____ RECORDS FOR THE TASK

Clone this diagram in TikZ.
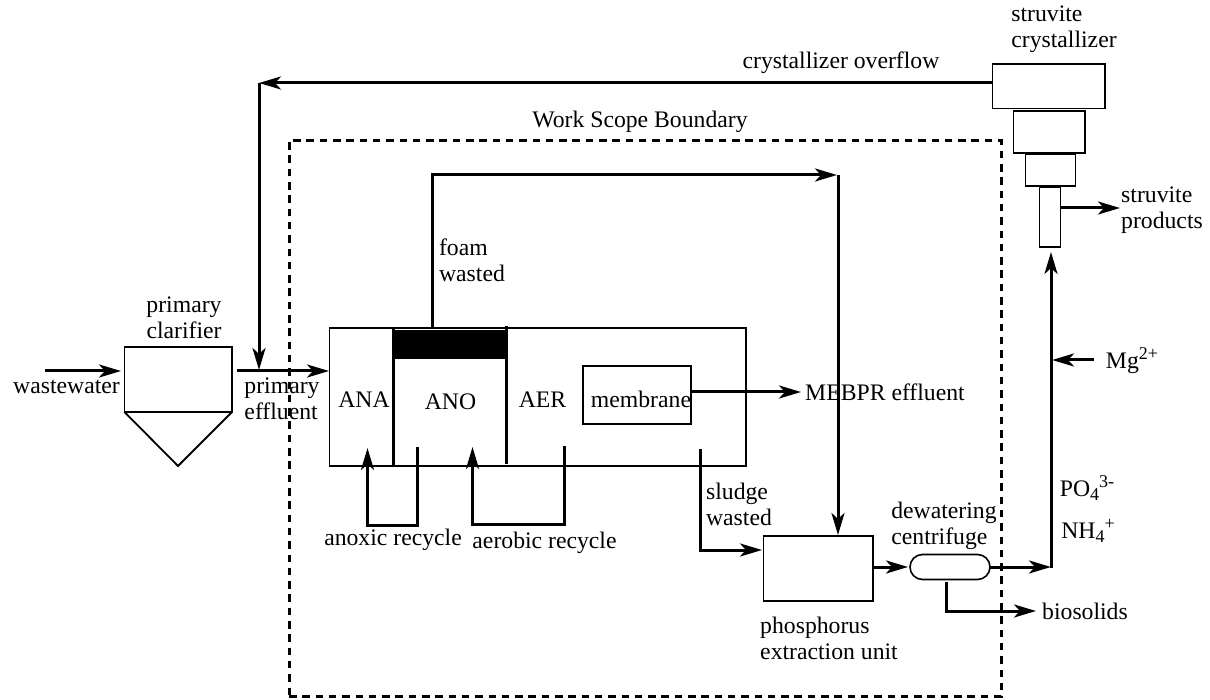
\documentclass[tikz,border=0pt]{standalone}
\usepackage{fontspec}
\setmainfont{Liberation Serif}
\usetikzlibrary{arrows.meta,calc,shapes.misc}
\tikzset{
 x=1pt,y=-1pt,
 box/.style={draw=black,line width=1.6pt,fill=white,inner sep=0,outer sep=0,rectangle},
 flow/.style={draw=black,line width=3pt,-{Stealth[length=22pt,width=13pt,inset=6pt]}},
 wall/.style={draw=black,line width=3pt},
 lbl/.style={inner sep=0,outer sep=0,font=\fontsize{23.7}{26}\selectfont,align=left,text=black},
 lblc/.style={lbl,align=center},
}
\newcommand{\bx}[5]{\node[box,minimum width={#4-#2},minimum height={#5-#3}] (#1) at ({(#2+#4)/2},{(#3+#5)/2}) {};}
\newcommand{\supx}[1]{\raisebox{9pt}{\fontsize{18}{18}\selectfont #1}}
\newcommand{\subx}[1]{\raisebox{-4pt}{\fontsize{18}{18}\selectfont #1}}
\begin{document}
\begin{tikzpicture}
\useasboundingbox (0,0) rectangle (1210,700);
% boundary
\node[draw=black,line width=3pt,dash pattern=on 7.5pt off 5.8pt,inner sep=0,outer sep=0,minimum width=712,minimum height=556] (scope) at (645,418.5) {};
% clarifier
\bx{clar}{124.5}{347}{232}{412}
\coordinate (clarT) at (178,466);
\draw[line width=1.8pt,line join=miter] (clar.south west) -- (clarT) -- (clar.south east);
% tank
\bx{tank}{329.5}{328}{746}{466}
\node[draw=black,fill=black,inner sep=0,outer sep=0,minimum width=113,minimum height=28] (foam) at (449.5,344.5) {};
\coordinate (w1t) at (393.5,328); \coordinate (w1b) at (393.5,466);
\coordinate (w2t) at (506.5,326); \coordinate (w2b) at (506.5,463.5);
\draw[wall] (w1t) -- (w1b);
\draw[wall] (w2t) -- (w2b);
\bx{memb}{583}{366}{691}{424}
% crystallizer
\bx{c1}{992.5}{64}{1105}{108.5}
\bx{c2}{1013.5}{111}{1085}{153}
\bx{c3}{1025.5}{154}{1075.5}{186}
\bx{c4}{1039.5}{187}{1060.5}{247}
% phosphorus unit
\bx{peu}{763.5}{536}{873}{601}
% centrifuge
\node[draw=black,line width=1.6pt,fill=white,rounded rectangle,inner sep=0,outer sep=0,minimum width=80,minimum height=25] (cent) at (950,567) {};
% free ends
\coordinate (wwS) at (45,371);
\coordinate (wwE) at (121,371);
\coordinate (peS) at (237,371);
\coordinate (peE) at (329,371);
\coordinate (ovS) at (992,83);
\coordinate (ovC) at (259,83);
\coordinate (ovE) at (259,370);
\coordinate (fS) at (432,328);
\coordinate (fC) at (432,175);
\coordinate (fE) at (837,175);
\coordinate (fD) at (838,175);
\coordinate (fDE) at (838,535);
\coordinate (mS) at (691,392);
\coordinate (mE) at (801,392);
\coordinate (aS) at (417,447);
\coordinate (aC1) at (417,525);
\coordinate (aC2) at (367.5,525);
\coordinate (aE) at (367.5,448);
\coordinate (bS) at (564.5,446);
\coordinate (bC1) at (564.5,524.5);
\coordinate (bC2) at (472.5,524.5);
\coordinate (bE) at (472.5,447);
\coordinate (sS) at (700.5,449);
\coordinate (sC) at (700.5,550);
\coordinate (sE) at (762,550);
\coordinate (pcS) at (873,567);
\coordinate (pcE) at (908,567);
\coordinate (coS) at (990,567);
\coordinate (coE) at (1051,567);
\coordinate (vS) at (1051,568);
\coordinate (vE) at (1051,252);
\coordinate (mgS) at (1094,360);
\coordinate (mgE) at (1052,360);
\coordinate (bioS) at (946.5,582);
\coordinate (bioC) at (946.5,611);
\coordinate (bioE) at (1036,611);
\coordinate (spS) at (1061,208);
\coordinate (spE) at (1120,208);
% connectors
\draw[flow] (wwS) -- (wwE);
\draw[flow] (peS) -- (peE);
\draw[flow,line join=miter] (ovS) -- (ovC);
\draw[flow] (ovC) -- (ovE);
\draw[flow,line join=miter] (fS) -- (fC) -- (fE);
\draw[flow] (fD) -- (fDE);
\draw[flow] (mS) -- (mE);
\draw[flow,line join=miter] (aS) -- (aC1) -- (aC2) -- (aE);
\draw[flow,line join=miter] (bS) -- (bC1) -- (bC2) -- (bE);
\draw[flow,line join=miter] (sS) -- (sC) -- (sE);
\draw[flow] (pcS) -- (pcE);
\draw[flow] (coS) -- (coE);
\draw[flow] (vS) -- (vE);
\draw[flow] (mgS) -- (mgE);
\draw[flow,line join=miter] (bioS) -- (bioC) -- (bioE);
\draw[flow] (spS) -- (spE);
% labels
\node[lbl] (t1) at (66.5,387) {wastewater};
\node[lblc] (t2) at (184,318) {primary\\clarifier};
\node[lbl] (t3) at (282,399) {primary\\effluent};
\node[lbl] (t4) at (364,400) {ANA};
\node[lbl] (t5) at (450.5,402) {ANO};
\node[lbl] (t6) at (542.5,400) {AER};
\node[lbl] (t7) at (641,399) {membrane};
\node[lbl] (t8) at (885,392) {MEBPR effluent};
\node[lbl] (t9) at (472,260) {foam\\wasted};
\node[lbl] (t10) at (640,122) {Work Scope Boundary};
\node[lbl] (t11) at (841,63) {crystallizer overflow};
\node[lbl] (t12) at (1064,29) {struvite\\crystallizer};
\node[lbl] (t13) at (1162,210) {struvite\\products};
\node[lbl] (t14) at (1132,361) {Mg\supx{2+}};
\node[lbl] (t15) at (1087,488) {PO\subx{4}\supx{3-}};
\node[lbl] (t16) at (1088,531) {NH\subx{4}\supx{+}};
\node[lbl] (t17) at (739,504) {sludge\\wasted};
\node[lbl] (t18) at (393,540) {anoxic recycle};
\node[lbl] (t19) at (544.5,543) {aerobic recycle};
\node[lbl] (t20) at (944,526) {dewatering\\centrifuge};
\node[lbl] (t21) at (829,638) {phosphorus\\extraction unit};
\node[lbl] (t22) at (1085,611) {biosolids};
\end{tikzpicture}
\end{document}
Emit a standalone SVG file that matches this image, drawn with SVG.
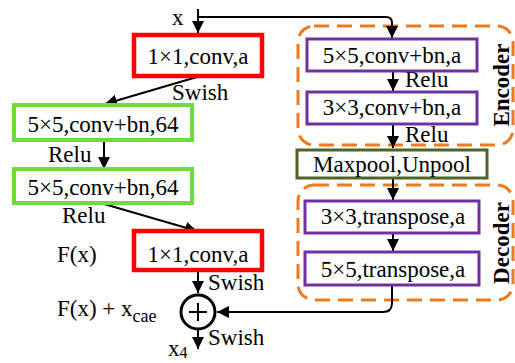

________

- [CHALLENGE]
The pictures should not be reproduced; quote all of the other material exactly.

- [RESPONSE TO THIS TASK]
Clone this diagram in TikZ.
\documentclass[tikz,border=0pt]{standalone}
\usepackage{fontspec}
\setmainfont{Liberation Serif}
\usetikzlibrary{arrows.meta,calc,shapes.misc}
\tikzset{
 x=1pt,y=-1pt,
 box/.style={draw=black,line width=1.6pt,fill=white,inner sep=0,outer sep=0,rectangle},
 flow/.style={draw=black,line width=3pt,-{Stealth[length=22pt,width=13pt,inset=6pt]}},
 wall/.style={draw=black,line width=3pt},
 lbl/.style={inner sep=0,outer sep=0,font=\fontsize{23.7}{26}\selectfont,align=left,text=black},
 lblc/.style={lbl,align=center},
}
\newcommand{\bx}[5]{\node[box,minimum width={#4-#2},minimum height={#5-#3}] (#1) at ({(#2+#4)/2},{(#3+#5)/2}) {};}
\newcommand{\supx}[1]{\raisebox{9pt}{\fontsize{18}{18}\selectfont #1}}
\newcommand{\subx}[1]{\raisebox{-4pt}{\fontsize{18}{18}\selectfont #1}}
\begin{document}
\begin{tikzpicture}
\useasboundingbox (0,0) rectangle (1210,700);
% boundary
\node[draw=black,line width=3pt,dash pattern=on 7.5pt off 5.8pt,inner sep=0,outer sep=0,minimum width=712,minimum height=556] (scope) at (645,418.5) {};
% clarifier
\bx{clar}{124.5}{347}{232}{412}
\coordinate (clarT) at (178,466);
\draw[line width=1.8pt,line join=miter] (clar.south west) -- (clarT) -- (clar.south east);
% tank
\bx{tank}{329.5}{328}{746}{466}
\node[draw=black,fill=black,inner sep=0,outer sep=0,minimum width=113,minimum height=28] (foam) at (449.5,344.5) {};
\coordinate (w1t) at (393.5,328); \coordinate (w1b) at (393.5,466);
\coordinate (w2t) at (506.5,326); \coordinate (w2b) at (506.5,463.5);
\draw[wall] (w1t) -- (w1b);
\draw[wall] (w2t) -- (w2b);
\bx{memb}{583}{366}{691}{424}
% crystallizer
\bx{c1}{992.5}{64}{1105}{108.5}
\bx{c2}{1013.5}{111}{1085}{153}
\bx{c3}{1025.5}{154}{1075.5}{186}
\bx{c4}{1039.5}{187}{1060.5}{247}
% phosphorus unit
\bx{peu}{763.5}{536}{873}{601}
% centrifuge
\node[draw=black,line width=1.6pt,fill=white,rounded rectangle,inner sep=0,outer sep=0,minimum width=80,minimum height=25] (cent) at (950,567) {};
% free ends
\coordinate (wwS) at (45,371);
\coordinate (wwE) at (121,371);
\coordinate (peS) at (237,371);
\coordinate (peE) at (329,371);
\coordinate (ovS) at (992,83);
\coordinate (ovC) at (259,83);
\coordinate (ovE) at (259,370);
\coordinate (fS) at (432,328);
\coordinate (fC) at (432,175);
\coordinate (fE) at (837,175);
\coordinate (fD) at (838,175);
\coordinate (fDE) at (838,535);
\coordinate (mS) at (691,392);
\coordinate (mE) at (801,392);
\coordinate (aS) at (417,447);
\coordinate (aC1) at (417,525);
\coordinate (aC2) at (367.5,525);
\coordinate (aE) at (367.5,448);
\coordinate (bS) at (564.5,446);
\coordinate (bC1) at (564.5,524.5);
\coordinate (bC2) at (472.5,524.5);
\coordinate (bE) at (472.5,447);
\coordinate (sS) at (700.5,449);
\coordinate (sC) at (700.5,550);
\coordinate (sE) at (762,550);
\coordinate (pcS) at (873,567);
\coordinate (pcE) at (908,567);
\coordinate (coS) at (990,567);
\coordinate (coE) at (1051,567);
\coordinate (vS) at (1051,568);
\coordinate (vE) at (1051,252);
\coordinate (mgS) at (1094,360);
\coordinate (mgE) at (1052,360);
\coordinate (bioS) at (946.5,582);
\coordinate (bioC) at (946.5,611);
\coordinate (bioE) at (1036,611);
\coordinate (spS) at (1061,208);
\coordinate (spE) at (1120,208);
% connectors
\draw[flow] (wwS) -- (wwE);
\draw[flow] (peS) -- (peE);
\draw[flow,line join=miter] (ovS) -- (ovC);
\draw[flow] (ovC) -- (ovE);
\draw[flow,line join=miter] (fS) -- (fC) -- (fE);
\draw[flow] (fD) -- (fDE);
\draw[flow] (mS) -- (mE);
\draw[flow,line join=miter] (aS) -- (aC1) -- (aC2) -- (aE);
\draw[flow,line join=miter] (bS) -- (bC1) -- (bC2) -- (bE);
\draw[flow,line join=miter] (sS) -- (sC) -- (sE);
\draw[flow] (pcS) -- (pcE);
\draw[flow] (coS) -- (coE);
\draw[flow] (vS) -- (vE);
\draw[flow] (mgS) -- (mgE);
\draw[flow,line join=miter] (bioS) -- (bioC) -- (bioE);
\draw[flow] (spS) -- (spE);
% labels
\node[lbl] (t1) at (66.5,387) {wastewater};
\node[lblc] (t2) at (184,318) {primary\\clarifier};
\node[lbl] (t3) at (282,399) {primary\\effluent};
\node[lbl] (t4) at (364,400) {ANA};
\node[lbl] (t5) at (450.5,402) {ANO};
\node[lbl] (t6) at (542.5,400) {AER};
\node[lbl] (t7) at (641,399) {membrane};
\node[lbl] (t8) at (885,392) {MEBPR effluent};
\node[lbl] (t9) at (472,260) {foam\\wasted};
\node[lbl] (t10) at (640,122) {Work Scope Boundary};
\node[lbl] (t11) at (841,63) {crystallizer overflow};
\node[lbl] (t12) at (1064,29) {struvite\\crystallizer};
\node[lbl] (t13) at (1162,210) {struvite\\products};
\node[lbl] (t14) at (1132,361) {Mg\supx{2+}};
\node[lbl] (t15) at (1087,488) {PO\subx{4}\supx{3-}};
\node[lbl] (t16) at (1088,531) {NH\subx{4}\supx{+}};
\node[lbl] (t17) at (739,504) {sludge\\wasted};
\node[lbl] (t18) at (393,540) {anoxic recycle};
\node[lbl] (t19) at (544.5,543) {aerobic recycle};
\node[lbl] (t20) at (944,526) {dewatering\\centrifuge};
\node[lbl] (t21) at (829,638) {phosphorus\\extraction unit};
\node[lbl] (t22) at (1085,611) {biosolids};
\end{tikzpicture}
\end{document}
Emit a standalone SVG file that matches this image, drawn with SVG.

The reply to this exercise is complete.